Input records:
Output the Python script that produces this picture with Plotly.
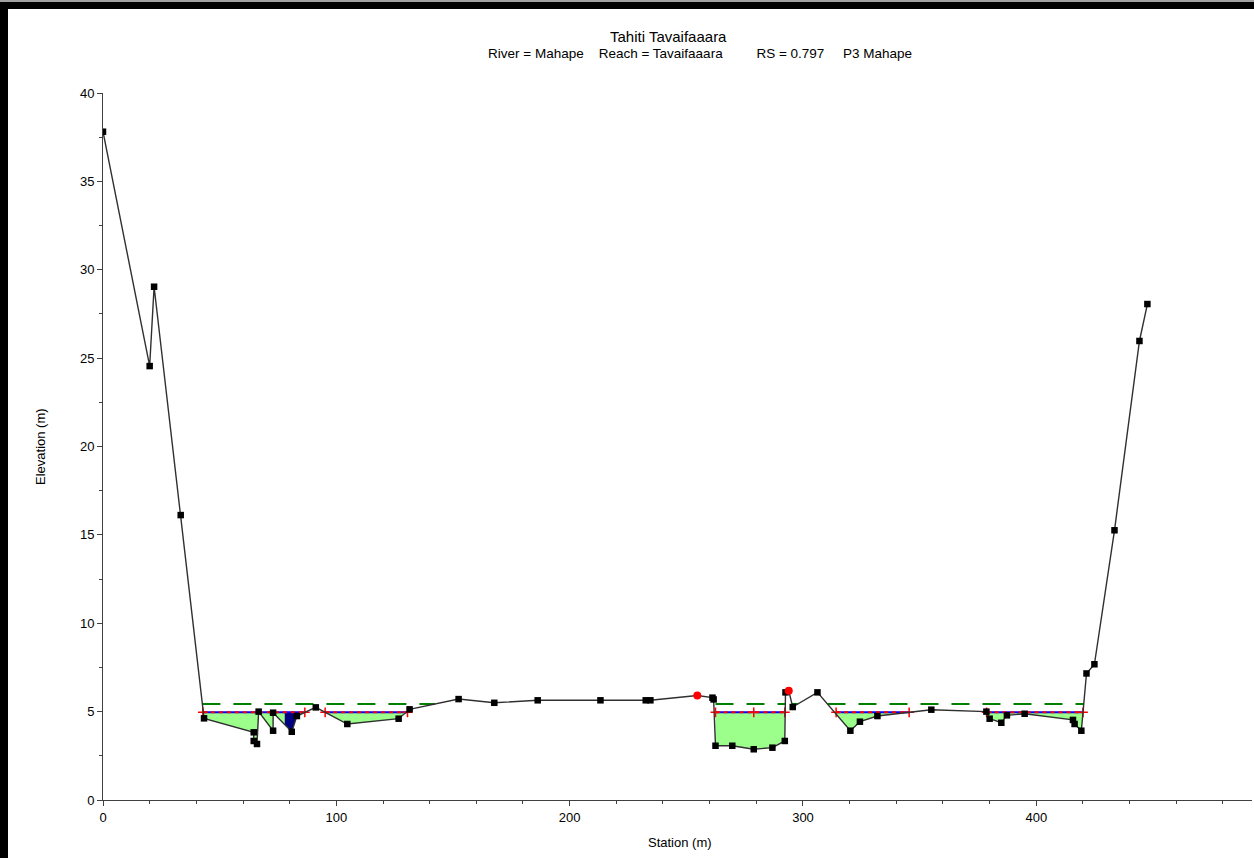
import plotly.graph_objects as go

# Cross-section ground points (station m, elevation m)
station = [0.0, 20.0, 21.9, 33.3, 43.3, 64.6, 64.6, 66.0, 66.7, 72.9, 72.9, 80.9, 83.1,
           91.2, 104.7, 126.7, 131.4, 152.4, 167.7, 186.3, 213.2, 232.6, 234.6, 254.7,
           261.2, 261.7, 262.5, 269.7, 278.9, 286.9, 292.2, 292.5, 293.9, 295.6, 306.2,
           320.3, 324.4, 331.9, 355.0, 378.6, 380.0, 385.0, 387.4, 395.0, 415.7, 416.4,
           419.3, 421.5, 424.9, 433.5, 444.2, 447.6]
elevation = [37.81, 24.55, 29.04, 16.12, 4.62, 3.83, 3.34, 3.17, 5.00, 3.92, 4.94, 3.86, 4.75,
             5.24, 4.30, 4.60, 5.13, 5.71, 5.50, 5.64, 5.64, 5.64, 5.64, 5.91,
             5.79, 5.69, 3.07, 3.07, 2.87, 2.96, 3.34, 6.09, 6.18, 5.26, 6.09,
             3.92, 4.43, 4.75, 5.11, 5.00, 4.60, 4.37, 4.79, 4.88, 4.53, 4.30,
             3.92, 7.16, 7.68, 15.26, 25.97, 28.06]

# Bank stations
bank_station = [254.7, 293.9]

# Water surface and energy grade elevations
ws_elev = 4.96
eg_elev = 5.43

# Wetted reaches of the water surface
ws_start = [42.8, 95.2, 262.5, 314.2, 378.7]
ws_end = [86.5, 130.5, 292.2, 345.5, 420.0]
ws_ticks = [42.8, 86.5, 95.2, 130.5, 262.5, 278.9, 292.2, 314.2, 345.5, 378.7, 420.0]

# Energy grade line reaches
eg_start = [42.6, 262.5, 295.3, 310.5]
eg_end = [142.3, 292.3, 297.8, 420.3]

# Ineffective flow pocket
pocket_start = [77.9]
pocket_end = [84.0]


def ground_between(x0, x1):
    """Ground polyline restricted to [x0, x1]."""
    pts = []
    for i in range(len(station) - 1):
        xa, ya, xb, yb = station[i], elevation[i], station[i + 1], elevation[i + 1]
        if xb < x0 or xa > x1:
            continue
        if xa == xb:
            pts += [(xa, ya), (xb, yb)]
            continue
        sa, sb = max(xa, x0), min(xb, x1)
        ya2 = ya + (yb - ya) * (sa - xa) / (xb - xa)
        yb2 = ya + (yb - ya) * (sb - xa) / (xb - xa)
        pts += [(sa, ya2), (sb, yb2)]
    return pts


def water_polygon(x0, x1, level):
    pts = ground_between(x0, x1)
    xs = [x0] + [p[0] for p in pts] + [x1, x0]
    ys = [level] + [min(p[1], level) for p in pts] + [level, level]
    return xs, ys


fig = go.Figure()

# Wetted area fill
for a, b in zip(ws_start, ws_end):
    px, py = water_polygon(a, b, ws_elev)
    fig.add_trace(go.Scatter(x=px, y=py, mode="lines", fill="toself",
                             fillcolor="#9cff8c", line=dict(width=0),
                             hoverinfo="skip", showlegend=False))

for a, b in zip(pocket_start, pocket_end):
    px, py = water_polygon(a, b, ws_elev)
    fig.add_trace(go.Scatter(x=px, y=py, mode="lines", fill="toself",
                             fillcolor="#000080", line=dict(width=0),
                             hoverinfo="skip", showlegend=False))

# Energy grade line
eg_x, eg_y = [], []
for a, b in zip(eg_start, eg_end):
    eg_x += [a, b, None]
    eg_y += [eg_elev, eg_elev, None]
fig.add_trace(go.Scatter(x=eg_x, y=eg_y, mode="lines",
                         line=dict(color="#008000", width=2, dash="18px,13px"),
                         showlegend=False, hoverinfo="skip"))

# Water surface line (blue with red dashes)
ws_x, ws_y = [], []
for a, b in zip(ws_start, ws_end):
    ws_x += [a, b, None]
    ws_y += [ws_elev, ws_elev, None]
fig.add_trace(go.Scatter(x=ws_x, y=ws_y, mode="lines",
                         line=dict(color="#0000ff", width=2),
                         showlegend=False, hoverinfo="skip"))
fig.add_trace(go.Scatter(x=ws_x, y=ws_y, mode="lines",
                         line=dict(color="#ff0000", width=2, dash="4px,4px"),
                         showlegend=False, hoverinfo="skip"))
fig.add_trace(go.Scatter(x=ws_ticks, y=[ws_elev] * len(ws_ticks), mode="markers",
                         marker=dict(symbol="cross-thin", size=7,
                                     line=dict(color="#ff0000", width=1.5)),
                         showlegend=False, hoverinfo="skip"))

# Ground profile
fig.add_trace(go.Scatter(x=station, y=elevation, mode="lines",
                         line=dict(color="#303030", width=1.4),
                         showlegend=False))
sq_x = [s for s in station if s not in bank_station]
sq_y = [e for s, e in zip(station, elevation) if s not in bank_station]
fig.add_trace(go.Scatter(x=sq_x, y=sq_y, mode="markers",
                         marker=dict(symbol="square", size=6.5, color="#000000"),
                         showlegend=False))
bk_y = [e for s, e in zip(station, elevation) if s in bank_station]
fig.add_trace(go.Scatter(x=bank_station, y=bk_y, mode="markers",
                         marker=dict(symbol="circle", size=8, color="#ff0000"),
                         showlegend=False))

# Layout geometry (pixels)
W, H = 1254, 858
L, R, T, B = 103, 2, 93, 58
pw, ph = W - L - R, H - T - B


def px_x(p):
    return (p - L) / pw


def px_y(p):
    return (H - B - p) / ph


def label(text, x, y, size=13, angle=0):
    return dict(text=text, x=px_x(x), y=px_y(y), xref="paper", yref="paper",
                xanchor="center", yanchor="middle", showarrow=False, textangle=angle,
                font=dict(family=family, size=size, color="#000000"))


family = "Arial, Liberation Sans, sans-serif"
font = dict(family=family, size=13, color="#000000")
sp = "\u00a0"
subtitle = ("River = Mahape" + sp * 4 + "Reach = Tavaifaaara" + sp * 9 +
            "RS = 0.797" + sp * 5 + "P3 Mahape")

fig.update_layout(
    width=W, height=H,
    margin=dict(l=L, r=R, t=T, b=B, pad=0),
    paper_bgcolor="white", plot_bgcolor="white",
    font=font,
    xaxis=dict(range=[0, pw / 2.3333], showgrid=False, zeroline=False,
               showline=True, linecolor="#404040", linewidth=1,
               ticks="outside", ticklen=5, tickcolor="#404040", dtick=100,
               minor=dict(dtick=20, ticks="outside", ticklen=3, tickcolor="#404040"),
               tickfont=font),
    yaxis=dict(range=[0, 40], showgrid=False, zeroline=False,
               showline=True, linecolor="#404040", linewidth=1,
               ticks="outside", ticklen=5, tickcolor="#404040", dtick=5,
               minor=dict(dtick=2.5, ticks="outside", ticklen=3, tickcolor="#404040"),
               tickfont=font),
    annotations=[
        label("Tahiti Tavaifaaara", 668, 37, size=15),
        label(subtitle, 700, 53, size=13.5),
        label("Elevation (m)", 40, 446, angle=-90),
        label("Station (m)", 680, 842),
    ],
    shapes=[
        dict(type="rect", xref="paper", yref="paper", x0=px_x(0), x1=px_x(8),
             y0=px_y(858), y1=px_y(2), fillcolor="#000000", line=dict(width=0), layer="above"),
        dict(type="rect", xref="paper", yref="paper", x0=px_x(0), x1=px_x(1254),
             y0=px_y(9), y1=px_y(2), fillcolor="#000000", line=dict(width=0), layer="above"),
        dict(type="rect", xref="paper", yref="paper", x0=px_x(0), x1=px_x(1254),
             y0=px_y(2), y1=px_y(0), fillcolor="#a0a0a0", line=dict(width=0), layer="above"),
    ],
)

fig.write_html("out.html")
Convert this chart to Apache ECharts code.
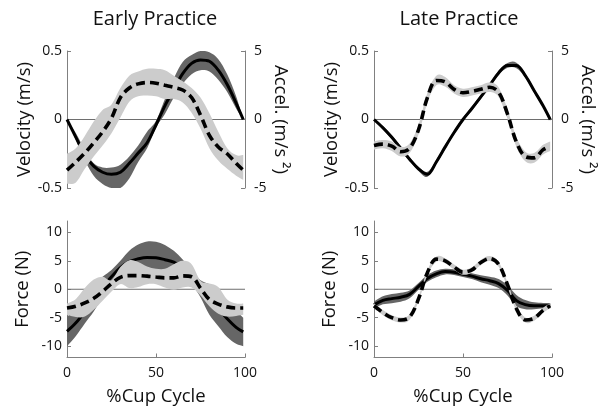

What is asked:
Transcribe the records verbatim and omit the images.

Exercise response:
Output the Python script that produces this picture with Plotly.
import plotly.graph_objects as go

# Cross-section ground points (station m, elevation m)
station = [0.0, 20.0, 21.9, 33.3, 43.3, 64.6, 64.6, 66.0, 66.7, 72.9, 72.9, 80.9, 83.1,
           91.2, 104.7, 126.7, 131.4, 152.4, 167.7, 186.3, 213.2, 232.6, 234.6, 254.7,
           261.2, 261.7, 262.5, 269.7, 278.9, 286.9, 292.2, 292.5, 293.9, 295.6, 306.2,
           320.3, 324.4, 331.9, 355.0, 378.6, 380.0, 385.0, 387.4, 395.0, 415.7, 416.4,
           419.3, 421.5, 424.9, 433.5, 444.2, 447.6]
elevation = [37.81, 24.55, 29.04, 16.12, 4.62, 3.83, 3.34, 3.17, 5.00, 3.92, 4.94, 3.86, 4.75,
             5.24, 4.30, 4.60, 5.13, 5.71, 5.50, 5.64, 5.64, 5.64, 5.64, 5.91,
             5.79, 5.69, 3.07, 3.07, 2.87, 2.96, 3.34, 6.09, 6.18, 5.26, 6.09,
             3.92, 4.43, 4.75, 5.11, 5.00, 4.60, 4.37, 4.79, 4.88, 4.53, 4.30,
             3.92, 7.16, 7.68, 15.26, 25.97, 28.06]

# Bank stations
bank_station = [254.7, 293.9]

# Water surface and energy grade elevations
ws_elev = 4.96
eg_elev = 5.43

# Wetted reaches of the water surface
ws_start = [42.8, 95.2, 262.5, 314.2, 378.7]
ws_end = [86.5, 130.5, 292.2, 345.5, 420.0]
ws_ticks = [42.8, 86.5, 95.2, 130.5, 262.5, 278.9, 292.2, 314.2, 345.5, 378.7, 420.0]

# Energy grade line reaches
eg_start = [42.6, 262.5, 295.3, 310.5]
eg_end = [142.3, 292.3, 297.8, 420.3]

# Ineffective flow pocket
pocket_start = [77.9]
pocket_end = [84.0]


def ground_between(x0, x1):
    """Ground polyline restricted to [x0, x1]."""
    pts = []
    for i in range(len(station) - 1):
        xa, ya, xb, yb = station[i], elevation[i], station[i + 1], elevation[i + 1]
        if xb < x0 or xa > x1:
            continue
        if xa == xb:
            pts += [(xa, ya), (xb, yb)]
            continue
        sa, sb = max(xa, x0), min(xb, x1)
        ya2 = ya + (yb - ya) * (sa - xa) / (xb - xa)
        yb2 = ya + (yb - ya) * (sb - xa) / (xb - xa)
        pts += [(sa, ya2), (sb, yb2)]
    return pts


def water_polygon(x0, x1, level):
    pts = ground_between(x0, x1)
    xs = [x0] + [p[0] for p in pts] + [x1, x0]
    ys = [level] + [min(p[1], level) for p in pts] + [level, level]
    return xs, ys


fig = go.Figure()

# Wetted area fill
for a, b in zip(ws_start, ws_end):
    px, py = water_polygon(a, b, ws_elev)
    fig.add_trace(go.Scatter(x=px, y=py, mode="lines", fill="toself",
                             fillcolor="#9cff8c", line=dict(width=0),
                             hoverinfo="skip", showlegend=False))

for a, b in zip(pocket_start, pocket_end):
    px, py = water_polygon(a, b, ws_elev)
    fig.add_trace(go.Scatter(x=px, y=py, mode="lines", fill="toself",
                             fillcolor="#000080", line=dict(width=0),
                             hoverinfo="skip", showlegend=False))

# Energy grade line
eg_x, eg_y = [], []
for a, b in zip(eg_start, eg_end):
    eg_x += [a, b, None]
    eg_y += [eg_elev, eg_elev, None]
fig.add_trace(go.Scatter(x=eg_x, y=eg_y, mode="lines",
                         line=dict(color="#008000", width=2, dash="18px,13px"),
                         showlegend=False, hoverinfo="skip"))

# Water surface line (blue with red dashes)
ws_x, ws_y = [], []
for a, b in zip(ws_start, ws_end):
    ws_x += [a, b, None]
    ws_y += [ws_elev, ws_elev, None]
fig.add_trace(go.Scatter(x=ws_x, y=ws_y, mode="lines",
                         line=dict(color="#0000ff", width=2),
                         showlegend=False, hoverinfo="skip"))
fig.add_trace(go.Scatter(x=ws_x, y=ws_y, mode="lines",
                         line=dict(color="#ff0000", width=2, dash="4px,4px"),
                         showlegend=False, hoverinfo="skip"))
fig.add_trace(go.Scatter(x=ws_ticks, y=[ws_elev] * len(ws_ticks), mode="markers",
                         marker=dict(symbol="cross-thin", size=7,
                                     line=dict(color="#ff0000", width=1.5)),
                         showlegend=False, hoverinfo="skip"))

# Ground profile
fig.add_trace(go.Scatter(x=station, y=elevation, mode="lines",
                         line=dict(color="#303030", width=1.4),
                         showlegend=False))
sq_x = [s for s in station if s not in bank_station]
sq_y = [e for s, e in zip(station, elevation) if s not in bank_station]
fig.add_trace(go.Scatter(x=sq_x, y=sq_y, mode="markers",
                         marker=dict(symbol="square", size=6.5, color="#000000"),
                         showlegend=False))
bk_y = [e for s, e in zip(station, elevation) if s in bank_station]
fig.add_trace(go.Scatter(x=bank_station, y=bk_y, mode="markers",
                         marker=dict(symbol="circle", size=8, color="#ff0000"),
                         showlegend=False))

# Layout geometry (pixels)
W, H = 1254, 858
L, R, T, B = 103, 2, 93, 58
pw, ph = W - L - R, H - T - B


def px_x(p):
    return (p - L) / pw


def px_y(p):
    return (H - B - p) / ph


def label(text, x, y, size=13, angle=0):
    return dict(text=text, x=px_x(x), y=px_y(y), xref="paper", yref="paper",
                xanchor="center", yanchor="middle", showarrow=False, textangle=angle,
                font=dict(family=family, size=size, color="#000000"))


family = "Arial, Liberation Sans, sans-serif"
font = dict(family=family, size=13, color="#000000")
sp = "\u00a0"
subtitle = ("River = Mahape" + sp * 4 + "Reach = Tavaifaaara" + sp * 9 +
            "RS = 0.797" + sp * 5 + "P3 Mahape")

fig.update_layout(
    width=W, height=H,
    margin=dict(l=L, r=R, t=T, b=B, pad=0),
    paper_bgcolor="white", plot_bgcolor="white",
    font=font,
    xaxis=dict(range=[0, pw / 2.3333], showgrid=False, zeroline=False,
               showline=True, linecolor="#404040", linewidth=1,
               ticks="outside", ticklen=5, tickcolor="#404040", dtick=100,
               minor=dict(dtick=20, ticks="outside", ticklen=3, tickcolor="#404040"),
               tickfont=font),
    yaxis=dict(range=[0, 40], showgrid=False, zeroline=False,
               showline=True, linecolor="#404040", linewidth=1,
               ticks="outside", ticklen=5, tickcolor="#404040", dtick=5,
               minor=dict(dtick=2.5, ticks="outside", ticklen=3, tickcolor="#404040"),
               tickfont=font),
    annotations=[
        label("Tahiti Tavaifaaara", 668, 37, size=15),
        label(subtitle, 700, 53, size=13.5),
        label("Elevation (m)", 40, 446, angle=-90),
        label("Station (m)", 680, 842),
    ],
    shapes=[
        dict(type="rect", xref="paper", yref="paper", x0=px_x(0), x1=px_x(8),
             y0=px_y(858), y1=px_y(2), fillcolor="#000000", line=dict(width=0), layer="above"),
        dict(type="rect", xref="paper", yref="paper", x0=px_x(0), x1=px_x(1254),
             y0=px_y(9), y1=px_y(2), fillcolor="#000000", line=dict(width=0), layer="above"),
        dict(type="rect", xref="paper", yref="paper", x0=px_x(0), x1=px_x(1254),
             y0=px_y(2), y1=px_y(0), fillcolor="#a0a0a0", line=dict(width=0), layer="above"),
    ],
)

fig.write_html("out.html")
Convert this chart to Apache ECharts code.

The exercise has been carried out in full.